There are ambiguous trends too, including “pick-and-choose” Jewish identities, multiculturalism and globalization, and what Cohen has called the decline of institutional and partisan loyalties of all sorts. And then there are trends that the authors clearly disapprove of, including high rates of intermarriage and eroding social interactions among Jews. Whatever these last two say about our acceptance by non-Jewish Americans, they clearly contribute to the “fraying of bonds” within the Jewish community, write Cohen and Wertheimer. (Wertheimer has previously written that efforts to include non-Jewish spouses and the children of intermarried couples in communal life have been a “resounding failure,” both in sheer numbers and in the compromises he sees Jewish institutions making in the name of “outreach.”)

Cohen is a sociologist and pollster, Wertheimer a professor of American-Jewish history at the Jewish Theological Seminary, but there is nothing detached or forensic about their essay. They make clear where they stand when they write that “to retreat from peoplehood is to repudiate what has been at the core” of Judaism.

But they also stack the deck more than slightly. They define “peoplehood” as support for Israel and rallying around Jewish crises and dismiss as “individualistic” Jewish giving that focuses on universal causes like hunger and domestic poverty or even needy individuals within the Jewish community itself. The authors lament that Jewish federations have made a very conscious effort to keep more of the money at home for domestic giving — for schools, identity-building programs, family services, the local needy. Yet it’s not clear why giving money so that the Jewish Agency bureaucracy can assist an elderly Jew in Hadera is considered “peoplehood,” while doing the same thing for the Jew who lives down the block is “symptomatic of a decline of morale, of national self-respect.”

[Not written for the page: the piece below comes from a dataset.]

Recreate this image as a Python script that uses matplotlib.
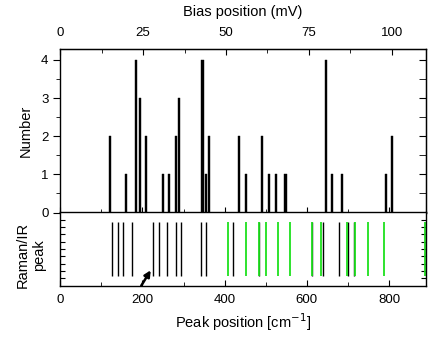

I also think they are romanticizing a very distinct, and perhaps sui generis, moment in Jewish history — actually, American-Jewish history — when “we are one” could be said with a straight face. Before the horrors of the Holocaust and the redemptive rise of the Jewish state, did Jews really act as if they were “a single collective whose religious civilization must be nurtured”?

The blessed lack of existential crises facing the Jews cannot be understated when trying to understand why, indeed, Jewish philanthropy and social capital appear to be in decline. Cohen, in correspondence with blogger Dan Sieradski, denies that he and his coauthor are “blaming young people for these trends,” but it is hard not to feel that the peculiar condition of today’s Jews has been overlooked when they write that younger generations lack “national self-respect.”

I wanted to agree with the man at dinner, because he is a giant, and because his generation built the Jewish community as we know it today. But I think it is less helpful to compare his generation with those who came after than to begin asking how Jewish individuals and institutions can craft an identity — a people, in fact — that is not dependent on crises for its health.

Cast the question that way, and you might observe that the universalistic impulse of a group like the American Jewish World Service or a federation campaign that urges individuals to “Live Generously” are signs of an evolving definition of Jewish peoplehood, not symptoms of its decline.